(Data records)
────

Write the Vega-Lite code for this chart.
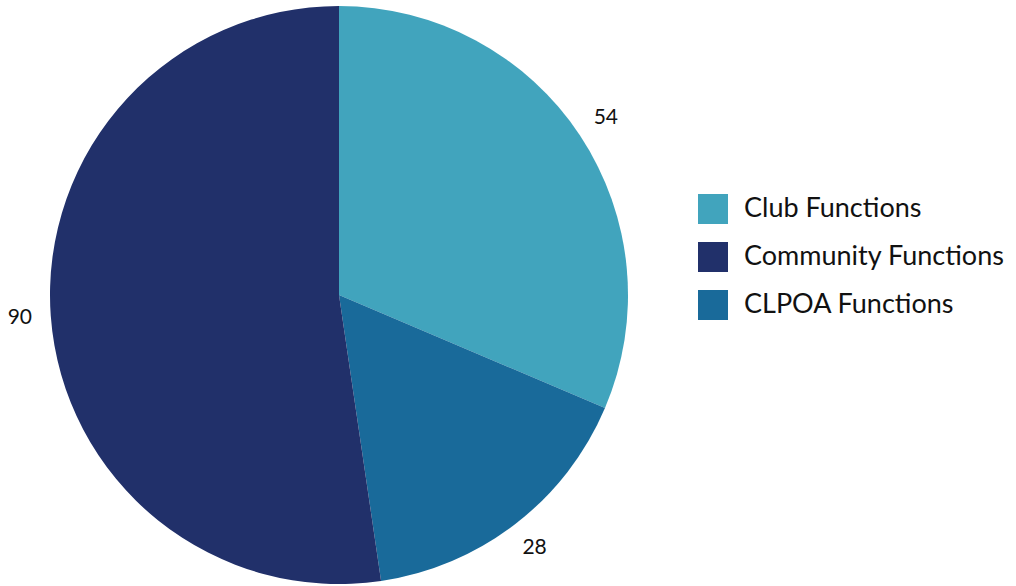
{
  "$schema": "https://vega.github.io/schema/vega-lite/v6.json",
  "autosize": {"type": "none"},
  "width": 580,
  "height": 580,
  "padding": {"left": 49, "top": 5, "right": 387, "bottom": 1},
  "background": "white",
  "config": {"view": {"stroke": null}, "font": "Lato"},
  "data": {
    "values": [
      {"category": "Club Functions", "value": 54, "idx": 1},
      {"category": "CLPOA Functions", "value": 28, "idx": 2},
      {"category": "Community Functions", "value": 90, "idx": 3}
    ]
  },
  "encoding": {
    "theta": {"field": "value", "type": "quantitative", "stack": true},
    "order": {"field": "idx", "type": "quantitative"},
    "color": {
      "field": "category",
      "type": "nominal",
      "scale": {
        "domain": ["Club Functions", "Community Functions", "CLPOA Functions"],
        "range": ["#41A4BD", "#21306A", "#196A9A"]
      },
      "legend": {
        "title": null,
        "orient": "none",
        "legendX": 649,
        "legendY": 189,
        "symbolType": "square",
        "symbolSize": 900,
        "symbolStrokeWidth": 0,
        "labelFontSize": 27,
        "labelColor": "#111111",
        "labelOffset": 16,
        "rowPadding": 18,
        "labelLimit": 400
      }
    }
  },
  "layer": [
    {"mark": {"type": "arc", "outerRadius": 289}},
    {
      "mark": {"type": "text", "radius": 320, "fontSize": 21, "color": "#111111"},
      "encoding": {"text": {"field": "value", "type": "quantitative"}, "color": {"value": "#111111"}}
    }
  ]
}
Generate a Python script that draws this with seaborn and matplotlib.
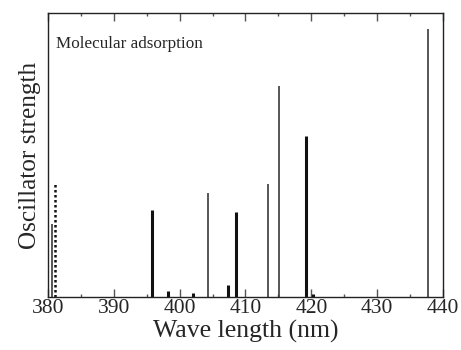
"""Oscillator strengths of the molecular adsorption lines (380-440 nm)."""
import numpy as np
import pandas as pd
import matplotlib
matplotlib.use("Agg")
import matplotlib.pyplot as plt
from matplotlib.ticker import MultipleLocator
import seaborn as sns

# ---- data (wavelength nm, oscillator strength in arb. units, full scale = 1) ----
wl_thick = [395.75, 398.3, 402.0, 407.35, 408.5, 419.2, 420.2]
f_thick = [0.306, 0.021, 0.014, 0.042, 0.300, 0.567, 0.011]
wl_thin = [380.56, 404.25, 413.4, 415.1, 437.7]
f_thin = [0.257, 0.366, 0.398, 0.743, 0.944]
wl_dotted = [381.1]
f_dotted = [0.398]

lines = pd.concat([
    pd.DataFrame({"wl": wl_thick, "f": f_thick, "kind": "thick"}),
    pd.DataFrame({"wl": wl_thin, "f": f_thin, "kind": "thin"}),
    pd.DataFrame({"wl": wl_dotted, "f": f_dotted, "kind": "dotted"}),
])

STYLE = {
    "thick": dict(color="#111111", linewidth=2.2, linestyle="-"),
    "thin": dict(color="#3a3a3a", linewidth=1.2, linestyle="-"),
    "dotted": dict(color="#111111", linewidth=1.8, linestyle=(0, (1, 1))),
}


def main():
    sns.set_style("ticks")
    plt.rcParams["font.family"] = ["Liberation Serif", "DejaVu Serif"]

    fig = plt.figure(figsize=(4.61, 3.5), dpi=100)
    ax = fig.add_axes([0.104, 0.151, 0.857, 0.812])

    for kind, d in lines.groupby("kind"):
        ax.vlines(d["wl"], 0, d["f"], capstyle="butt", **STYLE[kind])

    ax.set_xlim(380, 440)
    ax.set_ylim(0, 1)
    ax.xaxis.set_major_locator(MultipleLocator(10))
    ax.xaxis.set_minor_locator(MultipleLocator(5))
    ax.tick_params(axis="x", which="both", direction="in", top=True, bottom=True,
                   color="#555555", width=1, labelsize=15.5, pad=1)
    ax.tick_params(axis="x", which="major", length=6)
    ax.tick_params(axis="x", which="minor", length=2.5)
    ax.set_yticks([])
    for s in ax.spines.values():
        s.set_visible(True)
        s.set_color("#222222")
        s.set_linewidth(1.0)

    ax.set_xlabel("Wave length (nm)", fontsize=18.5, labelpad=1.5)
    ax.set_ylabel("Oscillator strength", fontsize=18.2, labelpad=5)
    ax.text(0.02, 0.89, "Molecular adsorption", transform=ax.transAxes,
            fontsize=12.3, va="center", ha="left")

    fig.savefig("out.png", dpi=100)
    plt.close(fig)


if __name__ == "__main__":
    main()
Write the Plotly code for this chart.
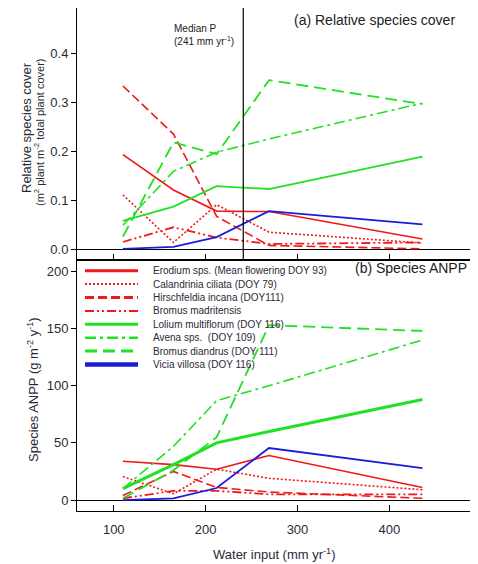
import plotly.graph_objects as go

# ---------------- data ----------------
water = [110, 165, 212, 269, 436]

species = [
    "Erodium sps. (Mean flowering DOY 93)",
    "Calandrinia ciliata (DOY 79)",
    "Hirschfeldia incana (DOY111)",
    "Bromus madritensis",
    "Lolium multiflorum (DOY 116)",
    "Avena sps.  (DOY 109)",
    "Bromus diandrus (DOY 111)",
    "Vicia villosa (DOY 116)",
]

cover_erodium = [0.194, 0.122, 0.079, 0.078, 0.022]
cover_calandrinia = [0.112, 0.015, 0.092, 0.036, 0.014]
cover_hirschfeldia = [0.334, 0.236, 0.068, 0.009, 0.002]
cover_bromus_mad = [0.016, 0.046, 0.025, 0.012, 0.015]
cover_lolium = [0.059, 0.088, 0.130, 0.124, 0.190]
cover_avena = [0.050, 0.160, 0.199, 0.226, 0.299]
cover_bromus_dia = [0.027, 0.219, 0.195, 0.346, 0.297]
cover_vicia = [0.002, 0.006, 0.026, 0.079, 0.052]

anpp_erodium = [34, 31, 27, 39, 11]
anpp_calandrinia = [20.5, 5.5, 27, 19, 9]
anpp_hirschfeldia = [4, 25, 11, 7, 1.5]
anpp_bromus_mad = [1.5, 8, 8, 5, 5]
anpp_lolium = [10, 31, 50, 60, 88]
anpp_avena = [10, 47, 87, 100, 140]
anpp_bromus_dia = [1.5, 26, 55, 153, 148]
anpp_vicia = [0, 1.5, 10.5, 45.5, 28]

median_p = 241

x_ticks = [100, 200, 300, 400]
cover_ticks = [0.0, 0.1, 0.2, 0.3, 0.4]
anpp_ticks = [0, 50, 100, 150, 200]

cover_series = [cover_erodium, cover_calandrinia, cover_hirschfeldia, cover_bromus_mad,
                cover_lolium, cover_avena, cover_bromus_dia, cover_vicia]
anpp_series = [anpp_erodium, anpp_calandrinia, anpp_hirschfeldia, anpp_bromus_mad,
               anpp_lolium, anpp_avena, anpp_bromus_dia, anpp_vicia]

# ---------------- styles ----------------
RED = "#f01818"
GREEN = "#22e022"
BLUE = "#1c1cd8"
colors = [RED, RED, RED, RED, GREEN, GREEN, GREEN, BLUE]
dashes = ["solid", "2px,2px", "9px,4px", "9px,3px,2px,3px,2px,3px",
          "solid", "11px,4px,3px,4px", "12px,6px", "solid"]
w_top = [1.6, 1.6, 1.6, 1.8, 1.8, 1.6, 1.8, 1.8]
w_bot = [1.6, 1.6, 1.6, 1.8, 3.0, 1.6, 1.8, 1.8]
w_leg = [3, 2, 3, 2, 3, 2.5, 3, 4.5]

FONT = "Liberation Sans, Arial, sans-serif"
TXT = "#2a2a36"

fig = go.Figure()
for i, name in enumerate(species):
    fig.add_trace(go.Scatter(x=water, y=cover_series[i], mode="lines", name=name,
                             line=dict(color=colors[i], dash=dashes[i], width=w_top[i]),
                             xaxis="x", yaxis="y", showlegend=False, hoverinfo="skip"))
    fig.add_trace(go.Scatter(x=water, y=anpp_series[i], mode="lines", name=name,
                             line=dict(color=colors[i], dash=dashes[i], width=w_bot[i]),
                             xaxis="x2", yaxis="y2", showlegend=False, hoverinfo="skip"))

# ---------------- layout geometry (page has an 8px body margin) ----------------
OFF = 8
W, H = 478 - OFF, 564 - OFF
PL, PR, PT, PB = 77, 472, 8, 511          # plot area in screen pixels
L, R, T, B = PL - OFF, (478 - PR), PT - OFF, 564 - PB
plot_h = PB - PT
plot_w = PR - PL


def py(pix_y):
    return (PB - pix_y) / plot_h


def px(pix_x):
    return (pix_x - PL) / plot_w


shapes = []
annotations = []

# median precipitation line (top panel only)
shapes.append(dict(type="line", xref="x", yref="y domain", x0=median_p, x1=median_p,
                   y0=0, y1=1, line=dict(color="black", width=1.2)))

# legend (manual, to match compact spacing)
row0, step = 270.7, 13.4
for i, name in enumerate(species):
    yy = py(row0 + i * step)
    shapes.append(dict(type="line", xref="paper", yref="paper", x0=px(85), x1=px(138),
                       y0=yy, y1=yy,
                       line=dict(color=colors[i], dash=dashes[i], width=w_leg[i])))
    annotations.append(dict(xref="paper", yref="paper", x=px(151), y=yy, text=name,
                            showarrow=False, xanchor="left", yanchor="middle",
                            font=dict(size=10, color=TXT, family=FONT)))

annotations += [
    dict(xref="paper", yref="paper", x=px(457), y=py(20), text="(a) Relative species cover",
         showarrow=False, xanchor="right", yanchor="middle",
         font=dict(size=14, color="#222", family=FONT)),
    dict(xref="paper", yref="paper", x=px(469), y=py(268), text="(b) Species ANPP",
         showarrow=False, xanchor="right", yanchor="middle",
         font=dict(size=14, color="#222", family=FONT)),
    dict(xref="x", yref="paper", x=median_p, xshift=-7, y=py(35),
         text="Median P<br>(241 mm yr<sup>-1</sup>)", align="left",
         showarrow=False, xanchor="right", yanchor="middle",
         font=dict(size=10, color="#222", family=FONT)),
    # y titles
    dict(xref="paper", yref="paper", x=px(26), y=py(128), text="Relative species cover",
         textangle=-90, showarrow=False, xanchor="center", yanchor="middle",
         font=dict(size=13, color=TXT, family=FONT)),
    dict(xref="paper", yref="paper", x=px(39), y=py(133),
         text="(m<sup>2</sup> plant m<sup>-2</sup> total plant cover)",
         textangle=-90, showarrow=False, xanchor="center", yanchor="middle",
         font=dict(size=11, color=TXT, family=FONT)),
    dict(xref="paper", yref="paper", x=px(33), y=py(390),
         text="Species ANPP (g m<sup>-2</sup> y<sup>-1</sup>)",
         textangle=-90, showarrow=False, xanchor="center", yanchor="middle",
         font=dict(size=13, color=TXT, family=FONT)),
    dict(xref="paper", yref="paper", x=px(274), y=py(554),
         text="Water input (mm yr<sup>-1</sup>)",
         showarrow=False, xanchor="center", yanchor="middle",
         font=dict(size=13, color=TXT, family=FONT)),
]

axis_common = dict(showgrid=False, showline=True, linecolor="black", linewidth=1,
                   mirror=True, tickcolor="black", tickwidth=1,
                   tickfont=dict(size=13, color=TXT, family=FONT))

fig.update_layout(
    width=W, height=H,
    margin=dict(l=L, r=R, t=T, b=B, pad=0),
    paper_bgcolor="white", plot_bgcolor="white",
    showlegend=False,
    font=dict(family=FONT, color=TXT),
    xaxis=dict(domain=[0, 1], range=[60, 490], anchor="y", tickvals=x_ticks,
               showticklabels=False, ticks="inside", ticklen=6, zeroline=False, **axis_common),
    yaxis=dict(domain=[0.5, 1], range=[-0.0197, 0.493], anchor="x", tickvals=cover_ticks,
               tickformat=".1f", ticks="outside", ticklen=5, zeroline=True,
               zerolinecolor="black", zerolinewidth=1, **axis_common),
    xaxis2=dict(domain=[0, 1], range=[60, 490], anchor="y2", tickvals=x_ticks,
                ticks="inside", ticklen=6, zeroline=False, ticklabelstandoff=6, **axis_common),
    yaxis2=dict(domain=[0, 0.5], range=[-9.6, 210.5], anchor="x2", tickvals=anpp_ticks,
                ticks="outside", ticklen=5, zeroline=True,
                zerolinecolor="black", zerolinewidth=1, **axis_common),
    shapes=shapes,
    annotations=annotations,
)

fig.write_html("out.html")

────

INSTRUCTIONS TO FOLLOW: Only the lines from the one with "Write the Plotly code for this chart." down to the one with "cover_vicia = [0.002, 0.006, 0.026, 0.079, 0.052]" belong in your copy, both ends included; write them out exactly and skip any pictures.

IN RESPONSE:
Write the Plotly code for this chart.
import plotly.graph_objects as go

# ---------------- data ----------------
water = [110, 165, 212, 269, 436]

species = [
    "Erodium sps. (Mean flowering DOY 93)",
    "Calandrinia ciliata (DOY 79)",
    "Hirschfeldia incana (DOY111)",
    "Bromus madritensis",
    "Lolium multiflorum (DOY 116)",
    "Avena sps.  (DOY 109)",
    "Bromus diandrus (DOY 111)",
    "Vicia villosa (DOY 116)",
]

cover_erodium = [0.194, 0.122, 0.079, 0.078, 0.022]
cover_calandrinia = [0.112, 0.015, 0.092, 0.036, 0.014]
cover_hirschfeldia = [0.334, 0.236, 0.068, 0.009, 0.002]
cover_bromus_mad = [0.016, 0.046, 0.025, 0.012, 0.015]
cover_lolium = [0.059, 0.088, 0.130, 0.124, 0.190]
cover_avena = [0.050, 0.160, 0.199, 0.226, 0.299]
cover_bromus_dia = [0.027, 0.219, 0.195, 0.346, 0.297]
cover_vicia = [0.002, 0.006, 0.026, 0.079, 0.052]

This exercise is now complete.